US EPA officially maintains current RFS point of obligation

By Erin Voegele | November 28, 2017

The U.S. EPA has officially announced its denial of several petitions requesting the agency initiate rulemaking to change the point of obligation under the Renewable Fuel Standard. EPA Administrator Scott Pruitt previously indicated the agency would deny the petitions in an Oct. 19 letter he wrote to a group of senators.

In 2016, several groups petitioned the EPA, asking that the agency shift the point of obligation from refiners and importers. A notice released by the EPA notes that the petitioners differed somewhat in their suggestions for alternatives. Some requested the agency shift the point of obligation to parties that blend renewable fuel into transportation fuel. Others suggested it be shifted to parties that hold title to gasoline and diesel immediately prior to sales at the terminal, or to blenders and distributors. All petitioners argued that shifting the point of obligation would align compliance responsibilities with the parties best positioned to make decisions on how much renewable fuel is blended into the U.S. fuel supply. The EPA noted that some petitioners also claimed that changing the point of obligation would result in an increase in the production, distribution and use of renewable fuels in the U.S., and would reduce fuel costs for consumers.

The EPA published a proposed denial of requests to initiate a rulemaking process to change the point of obligation on Nov. 10, 2016. A comment period was opened, and later extended through Feb. 22. According to the EPA, more than 18,000 comments were filed on the proposal.

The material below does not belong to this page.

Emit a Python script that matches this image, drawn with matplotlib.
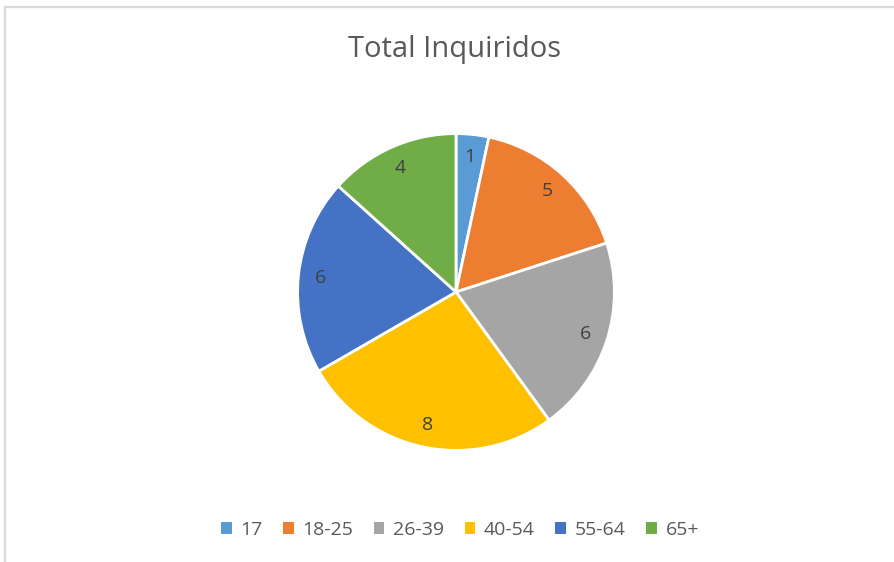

Explaining the decision to deny the requests, the EPA said its “conclusion reflects consideration of the alleged benefits that petitioners and some commenters have suggested would ensue from a change in the point of obligation, as well as negative impacts that the EPA believes would result from such a change.”

“In our judgement, it does not appear that the record before the agency indicates that a change in the point of obligation would result in net overall benefits to the program,” the EPA wrote. “In addition, however, we believe that changing the point of obligation at this time would be very disruptive to the program, and likely the fuels marketplace as well, undermining long settled expectations and the program stability and certainty that are critical to both short- and long-term success of the program. Thus, even if there were some marginal net benefits to changing the point of obligation, we believe that the disruptive effects of a change at this time would still warrant denial.”

The EPA also said that it does not believe petitioners have demonstrated that changing the point of obligation would likely result in increased use of renewable fuels. In addition, the agency noted that changing the point of obligation would not be expected to address challenges associated with commercializing cellulosic biofuel technologies and the marketplace dynamics that inhibit the increase of fuels containing higher levels of ethanol, which are two of the primary issues that limited the rate of growth in the supply of renewable fuels today.

According to the agency, it believes that chancing the point of obligation would make the RFS program more complex, which could negatively impact its effectiveness. The agency also said it has not been persuaded that merchant refiners are disadvantaged under the current regulations in comparison to integrated refiners in terms of costs of compliance, nor that other stakeholders, such as unobligated blenders, are receiving windfall profits. Finally, the EPA noted that it does not interpret the Clean Air Act as authorizing it to place the point of obligation on distributors position holders who are neither refiners nor blenders.